Tbh I’m not sure if you can. That’s proprietary IDEs for you.

[–] [email protected] 6 points 3 months ago* (last edited 3 months ago)

It's one of those massively elegant concepts of the past that's become unfashionable to learn pretty much just do to time and ubiquity.

[–] [email protected] 16 points 3 months ago* (last edited 3 months ago)

really anyone worth their salt should write perl code to generate makefiles depending on the phase of the moon and if you sacrificed a $chicken, a @chicken, or a %chicken at runtime.

[–] [email protected] 6 points 3 months ago (2 children)

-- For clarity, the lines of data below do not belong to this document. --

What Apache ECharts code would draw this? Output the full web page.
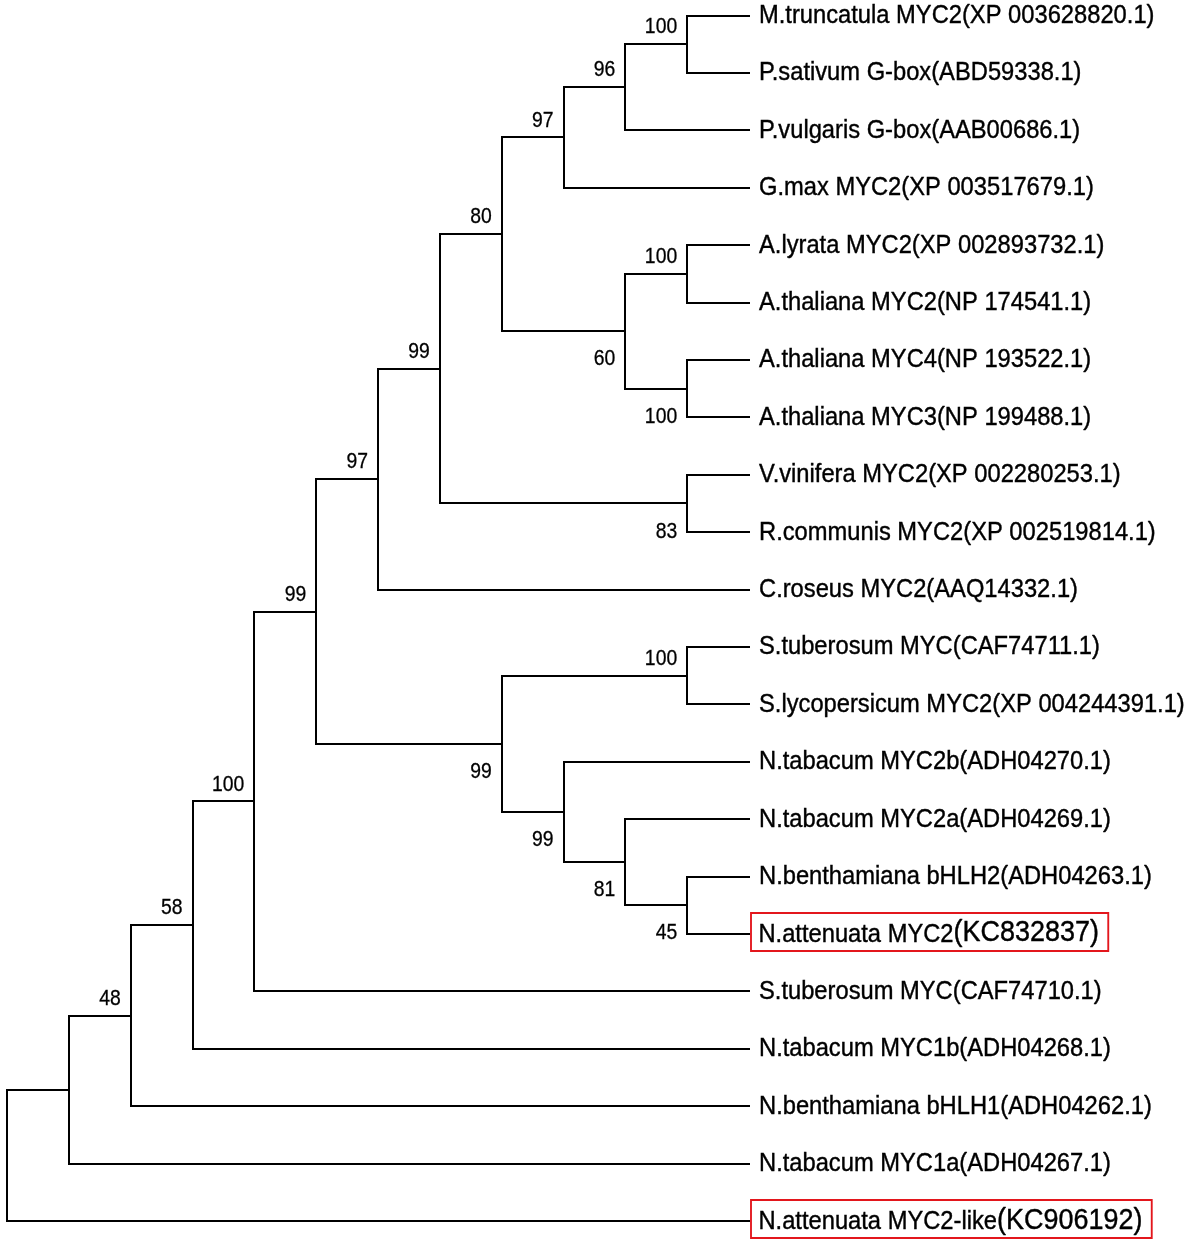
<!DOCTYPE html>
<html><head><meta charset="utf-8">
<script src="https://cdn.jsdelivr.net/npm/echarts@6/dist/echarts.min.js"></script>
<style>html,body{margin:0;padding:0;background:#fff}#chart{width:1200px;height:1242px}</style>
</head><body><div id="chart"></div>
<script>
// Leaf labels, top to bottom
const leafNames = [
  'M.truncatula MYC2(XP 003628820.1)',
  'P.sativum G-box(ABD59338.1)',
  'P.vulgaris G-box(AAB00686.1)',
  'G.max MYC2(XP 003517679.1)',
  'A.lyrata MYC2(XP 002893732.1)',
  'A.thaliana MYC2(NP 174541.1)',
  'A.thaliana MYC4(NP 193522.1)',
  'A.thaliana MYC3(NP 199488.1)',
  'V.vinifera MYC2(XP 002280253.1)',
  'R.communis MYC2(XP 002519814.1)',
  'C.roseus MYC2(AAQ14332.1)',
  'S.tuberosum MYC(CAF74711.1)',
  'S.lycopersicum MYC2(XP 004244391.1)',
  'N.tabacum MYC2b(ADH04270.1)',
  'N.tabacum MYC2a(ADH04269.1)',
  'N.benthamiana bHLH2(ADH04263.1)',
  'N.attenuata MYC2(KC832837)',
  'S.tuberosum MYC(CAF74710.1)',
  'N.tabacum MYC1b(ADH04268.1)',
  'N.benthamiana bHLH1(ADH04262.1)',
  'N.tabacum MYC1a(ADH04267.1)',
  'N.attenuata MYC2-like(KC906192)'
];
// Leaves highlighted with a red box
const boxedLeaves = [16, 21];
// Tree topology: [upperChild, lowerChild, bootstrap]; numbers are leaf indices
const cladeFabaceae = [[[0, 1, 100], 2, 96], 3, 97];
const cladeArabidopsis = [[4, 5, 100], [6, 7, 100], 60];
const cladeRosids = [[cladeFabaceae, cladeArabidopsis, 80], [8, 9, 83], 99];
const cladeSolanaceae = [[11, 12, 100], [13, [14, [15, 16, 45], 81], 99], 99];
const tree = [[[[[[[cladeRosids, 10, 97], cladeSolanaceae, 99], 17, 100], 18, 58], 19, 48], 20, null], 21, null];

function build(node) {
  if (typeof node === 'number') return { leaf: node, h: 0, y: node, children: [] };
  const a = build(node[0]), b = build(node[1]);
  return { children: [a, b], boot: node[2], h: Math.max(a.h, b.h) + 1, y: (a.y + b.y) / 2 };
}
const root = build(tree);
const maxH = root.h;
const edges = [];
const boots = [];
(function walk(n, isUpper, hasParent) {
  const x = maxH - n.h;
  n.children.forEach((c, i) => {
    edges.push([x, n.y, maxH - c.h, c.y]);
    walk(c, i === 0, true);
  });
  if (n.children.length && hasParent && n.boot != null) {
    boots.push([x, n.y, n.boot, isUpper ? 1 : 0]);
  }
})(root, true, false);
const leafPoints = leafNames.map((name, i) => [maxH, i]);

const FONT = '"Liberation Sans", Arial, Helvetica, sans-serif';
const R = v => Math.round(v);

const chart = echarts.init(document.getElementById('chart'), null, { renderer: 'canvas' });
chart.setOption({
  animation: false,
  backgroundColor: '#fff',
  grid: { left: 7, right: 451, top: 15.5, bottom: 21, containLabel: false },
  xAxis: { type: 'value', min: 0, max: maxH, show: false },
  yAxis: { type: 'value', min: 0, max: leafNames.length - 1, inverse: true, show: false },
  series: [
    {
      type: 'custom', silent: true, clip: false,
      data: edges,
      encode: { x: [0, 2], y: [1, 3] },
      renderItem: function (params, api) {
        const p = api.coord([api.value(0), api.value(1)]);
        const c = api.coord([api.value(2), api.value(3)]);
        return {
          type: 'polyline',
          shape: { points: [[R(p[0]), R(p[1])], [R(p[0]), R(c[1])], [R(c[0]), R(c[1])]] },
          style: { stroke: '#000', lineWidth: 2, fill: null, lineJoin: 'miter', lineCap: 'square' }
        };
      }
    },
    {
      type: 'custom', silent: true, clip: false,
      data: leafPoints,
      encode: { x: 0, y: 1 },
      renderItem: function (params, api) {
        const i = params.dataIndex;
        const name = leafNames[i];
        const pt = api.coord([api.value(0), api.value(1)]);
        if (boxedLeaves.indexOf(i) >= 0) {
          const k = name.lastIndexOf('(');
          return {
            type: 'text', x: pt[0] + 2, y: pt[1] - 2, scaleX: 0.93,
            style: {
              text: '{a|' + name.slice(0, k) + '}{b|' + name.slice(k) + '}',
              align: 'left', verticalAlign: 'middle',
              borderColor: '#e3161c', borderWidth: 2, padding: [3, 10, 3, 8],
              rich: {
                a: { fontSize: 25.5, fontFamily: FONT, fill: '#000', lineHeight: 32, verticalAlign: 'bottom', stroke: '#000', lineWidth: 0.4 },
                b: { fontSize: 29, fontFamily: FONT, fill: '#000', lineHeight: 32, verticalAlign: 'bottom', stroke: '#000', lineWidth: 0.4 }
              }
            }
          };
        }
        return {
          type: 'text', x: pt[0] + 10, y: pt[1] + 0.5, scaleX: 0.93,
          style: {
            text: name, fontSize: 25.5, fontFamily: FONT, fill: '#000',
            stroke: '#000', lineWidth: 0.4,
            align: 'left', verticalAlign: 'middle'
          }
        };
      }
    },
    {
      type: 'custom', silent: true, clip: false,
      data: boots,
      encode: { x: 0, y: 1 },
      renderItem: function (params, api) {
        const pt = api.coord([api.value(0), api.value(1)]);
        const upper = api.value(3) === 1;
        return {
          type: 'text', x: pt[0] - 10, y: pt[1] + (upper ? -17 : 28), scaleX: 0.88,
          style: {
            text: String(api.value(2)), fontSize: 22, fontFamily: FONT, fill: '#000',
            stroke: '#000', lineWidth: 0.3,
            align: 'right', verticalAlign: 'middle'
          }
        };
      }
    }
  ]
});
</script>
</body></html>
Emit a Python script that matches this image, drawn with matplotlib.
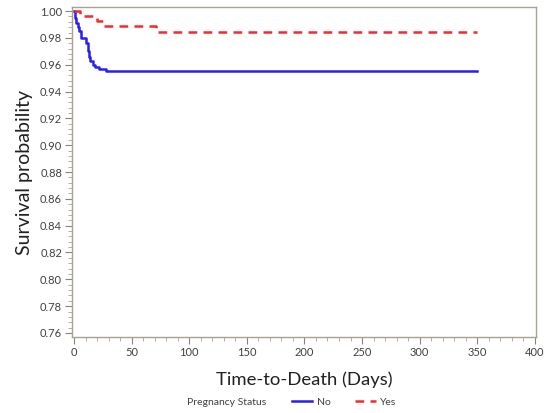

This was solved by moving to bazel. It's a bit more verbose and resource heavy, but the language is sane and how you structure your build code makes a lot of sense

[–] [email protected] 2 points 3 months ago (1 children)

I have legitimately never met a single person in real life who has anything positive to say about bazel, and I assume it it because they have all killed themselves.

[–] [email protected] -1 points 3 months ago

That's not a nice thing to say. When you grow up perhaps we can continue this discussion

[–] [email protected] 5 points 3 months ago* (last edited 3 months ago) (1 children)

Based on this comment*, I'll migrate a large project to bazel now. I'll report how it goes.

  • disclaimer: the comment just pushed me over the edge
[–] [email protected] 1 points 3 months ago (1 children)

Good luck, from my experience with bazel it may go smooth if you have someone who can into bazel to help you, and you create the project from scratch to then maintain small changes. Then there was my attempt to migrate an existing Java project to bazel without external help that failed hard (maybe the situation improved from 2021).

[–] [email protected] 3 points 3 months ago* (last edited 3 months ago)

Not sure about java, but I migrated a fairly big c++ project knowing only the basics of Bazel. Disclaimer: I know the codebase extremely well and we don't have any third party dependencies and the code is c++ and some python generators, validators, etc (which fits the bill for Bazel perfectly)

What I found super hard were toolchains. It's very verbose to define a toolchain

[–] [email protected] 9 points 3 months ago (2 children)

Professional CMake: A Practical Guide by Craig Scott is an excellent guide to modern cmake usage. Well worth the $30 if you need to build, maintain, or modify a CMake project.

https://crascit.com/professional-cmake/

[–] [email protected] 2 points 3 months ago

And an update has just been released today!

[–] [email protected] 1 points 3 months ago

Thanks a lot!

[–] [email protected] 14 points 3 months ago* (last edited 3 months ago)

Thanks for the laugh.

That was also my experience, but it ended when I stopped using cmake.

I'm not mad at anyone for using cmake, but I consider myself blessed on each day that I don't have to collaborate with them (on cmake).

Which is weird, because someone will have to pry a Makefile from my cold dead hands, someday.